Bad Carb-ma. What did I ever do to you, carbohydrates? You were my secret lover for most of my teenage years. I worshipped you in all your forms: rice, pizza, donuts, ice cream, errant sugar packets at restaurants. Sure, we had a bit of a falling out a couple years ago, and when you saw me again, I was looking fitter and thinner and happier, but it was a trial separation. You knew that, right? Now I’m lifting weights and trying to build muscle and I need you again. I need your energy and your structure. And what do you do, when I’m relying on you the most? Bypass my muscles, go straight to my liver, and get converted into fat. Are you *trying* to make me leave you again?
It’s been a week-and-a-half into The Body by Science workout plan, and I guess I’m seeing some results. My shirts are fitting a bit tighter. My body fat is wavering a little bit, but I guess I see the same amount of muscle definition as when I started (more on this later). And picking The Terrorist up (literally, not figuratively) seems much easier than it did two weeks ago. Still, the authors of the book conveniently predicted my frustrations at seeing steady but very slow results, and urge trainees to stick with it for at least a couple months, to make smart food choices, and to track progress on actual performance, assuming that with added capacity will come added muscle mass.
Me: “It seems kind-of gimmicky.”
The Terrorist: “Ya think? I want to work out for 12 minutes a week and look like a fitness model, too, where do I sign up?”
Eating’s been the big conundrum, and as many of us know, nutrition is 80-90% of changing your body composition. I try to save my carb binges for my workout days, on which I shovel down potatoes and chicken breasts and milk like nobody’s business, old school bodybuilder style. The rest of the week? Pretty low on carbs, pretty high on fat. I’m eating pats of butter for fun. And then I wonder about the old-time strongmen who got big and strong without worrying about carb ratios and protein cycling, just lifting heavy shit and chowing down on big steaks when they were done.
Maybe that’s my ticket to reaching the real goals of my workouts, which is to get stronger and put on some muscle, without getting flabby in the meantime. The Terrorist suggests: “You should do some yoga with me. So your joints don’t get all stiff.” So I did, on Sunday, the worst case scenario being that I get to see the girl drenched in sweat, bending herself into impossibly sexy positions. Which happened as predicted, while I downward-dogged through gritted teeth, a spastic hamstring and aching quadriceps. It’s been three days and I still can’t walk straight. Am I trying it again this coming Sunday? Probably. It’s a lot less creepy than going to a yoga class by myself, that’s for sure.
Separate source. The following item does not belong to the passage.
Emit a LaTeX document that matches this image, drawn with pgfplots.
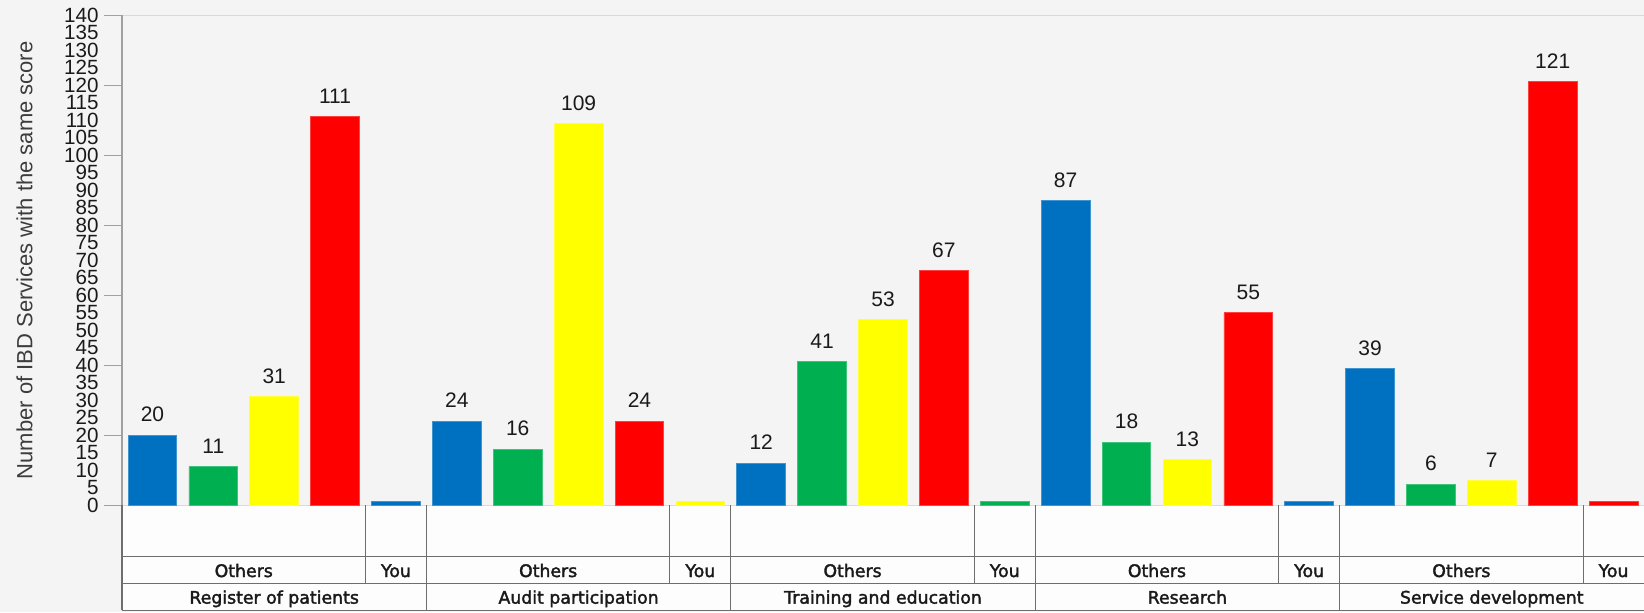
\documentclass[border=0pt]{standalone}
\usepackage{fontspec}
\setmainfont{Liberation Sans}
\newfontfamily\tahoma[FakeBold=2]{DejaVu Sans}
\usepackage{pgfplots}
\pgfplotsset{compat=1.18}

\definecolor{cBlue}{HTML}{0070C0}
\definecolor{cGreen}{HTML}{00B050}
\definecolor{cYellow}{HTML}{FFFF00}
\definecolor{cRed}{HTML}{FF0000}
\definecolor{bgGrey}{HTML}{F4F4F4}
\definecolor{tableBg}{HTML}{FDFDFD}
\definecolor{axGrey}{HTML}{A0A0A0}
\definecolor{lightLine}{HTML}{DADADA}
\definecolor{gridLine}{HTML}{6E6E6E}
\definecolor{txt}{HTML}{1A1A1A}

\tikzset{tbl/.style={font=\tahoma\fontsize{8.65}{10}\selectfont, text=txt, anchor=base, inner sep=0pt}}

\begin{document}
\begin{tikzpicture}
% page and table backgrounds
\fill[bgGrey] (-61pt,-53.5pt) rectangle (761pt,252.65pt);
\fill[tableBg] (0pt,-52.5pt) rectangle (761pt,0pt);
\begin{axis}[
  width=761pt, height=245pt, scale only axis,
  xmin=0, xmax=25, ymin=0, ymax=140,
  clip=false,
  axis line style={draw=none},
  xtick=\empty,
  ytick={0,5,...,140},
  major tick length=0pt,
  ytick pos=left,
  /pgf/number format/assume math mode=true,
  yticklabel style={font=\fontsize{10.3}{10}\selectfont, text=txt, anchor=east, inner sep=0pt, xshift=-11.5pt},
  extra y ticks={0,20,...,140},
  extra y tick labels={},
  extra y tick style={major tick length=9pt, tick align=outside, tick style={axGrey, line width=0.6pt}},
  ylabel={Number of IBD Services with the same score},
  ylabel style={at={(axis description cs:-0.0585,0.5)}, anchor=south, inner sep=0pt, font=\fontsize{11}{13}\selectfont, text=txt!85!white},
  ybar, bar width=0.8, bar shift=0pt,
  every node near coord/.append style={font=\fontsize{10.5}{12}\selectfont, text=txt, anchor=south, inner sep=0pt, yshift=6.5pt},
]
% plot frame
\draw[lightLine, line width=0.6pt] (0,140) -- (25,140);
\draw[lightLine, line width=0.8pt] (0,0) -- (25,0);
\draw[axGrey, line width=0.6pt] (0,0) -- (0,140);

% Others
\addplot[bar shift=0pt, fill=cBlue, draw=cBlue!75!white, line width=0.4pt, nodes near coords]
  coordinates {(0.5,20) (5.5,24) (10.5,12) (15.5,87) (20.5,39)};
\addplot[bar shift=0pt, fill=cGreen, draw=cGreen!75!white, line width=0.4pt, nodes near coords]
  coordinates {(1.5,11) (6.5,16) (11.5,41) (16.5,18) (21.5,6)};
\addplot[bar shift=0pt, fill=cYellow, draw=cYellow!75!white, line width=0.4pt, nodes near coords]
  coordinates {(2.5,31) (7.5,109) (12.5,53) (17.5,13) (22.5,7)};
\addplot[bar shift=0pt, fill=cRed, draw=cRed!75!white, line width=0.4pt, nodes near coords]
  coordinates {(3.5,111) (8.5,24) (13.5,67) (18.5,55) (23.5,121)};
% You
\addplot[bar shift=0pt, fill=cBlue, draw=cBlue!75!white, line width=0.4pt]
  coordinates {(4.5,1) (19.5,1)};
\addplot[bar shift=0pt, fill=cYellow, draw=cYellow!75!white, line width=0.4pt]
  coordinates {(9.5,1)};
\addplot[bar shift=0pt, fill=cGreen, draw=cGreen!75!white, line width=0.4pt]
  coordinates {(14.5,1)};
\addplot[bar shift=0pt, fill=cRed, draw=cRed!75!white, line width=0.4pt]
  coordinates {(24.5,1)};

% category table below the axis
\draw[gridLine, line width=0.6pt] (0,0) -- (0,-30);
\draw[gridLine, line width=0.5pt] (0,-14.571) -- (25,-14.571);
\draw[gridLine, line width=0.5pt] (0,-22.286) -- (25,-22.286);
\draw[gridLine, line width=0.5pt] (0,-30) -- (25,-30);
\pgfplotsinvokeforeach{5,10,15,20}{\draw[gridLine, line width=0.5pt] (#1,0) -- (#1,-30);}
\pgfplotsinvokeforeach{4,9,14,19,24}{\draw[gridLine, line width=0.5pt] (#1,0) -- (#1,-22.286);}

\node[tbl] at (2,-20.49) {Others};
\node[tbl] at (7,-20.49) {Others};
\node[tbl] at (12,-20.49) {Others};
\node[tbl] at (17,-20.49) {Others};
\node[tbl] at (22,-20.49) {Others};
\node[tbl] at (4.5,-20.49) {You};
\node[tbl] at (9.5,-20.49) {You};
\node[tbl] at (14.5,-20.49) {You};
\node[tbl] at (19.5,-20.49) {You};
\node[tbl] at (24.5,-20.49) {You};
\node[tbl] at (2.5,-28.09) {Register of patients};
\node[tbl] at (7.5,-28.09) {Audit participation};
\node[tbl] at (12.5,-28.09) {Training and education};
\node[tbl] at (17.5,-28.09) {Research};
\node[tbl] at (22.5,-28.09) {Service development};
\end{axis}
\pgfresetboundingbox
\useasboundingbox (-61pt,-53.5pt) rectangle (761pt,252.65pt);
\end{tikzpicture}
\end{document}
(This is as flexible as I get…)
So the plan for the coming two weeks: two more Body-by-Science lifts, lots of calories from fats and protein (2500-3000 a day), about 100 grams of carbs a day on “rest days” and up to 300-400 on training days. I’m up to 170 lbs, probably around the same body fat as a few weeks ago, and I’d like to stay there as far as weight goes, but who knows? My diet really has been pretty awful and inconsistent, about 75% of my meals are “paleo-friendly”, and I munch on something sugary 2 days a week, so I’d like to tighten that up.
Or I could just lighten up and stop trying to tinker with my perceived flaws all the damn time. But come on, you forget who’s writing this… No, in truth, I’m happy and calm and serene for the first time in a while, and every day that goes by with The Terrorist makes me feel closer to her and less worried about acting stupid or imperfect in front of her, so long as I’m showing her my true uncensored self and sharing my passions with her. I couldn’t even tell you what number date we’re on. I stopped counting.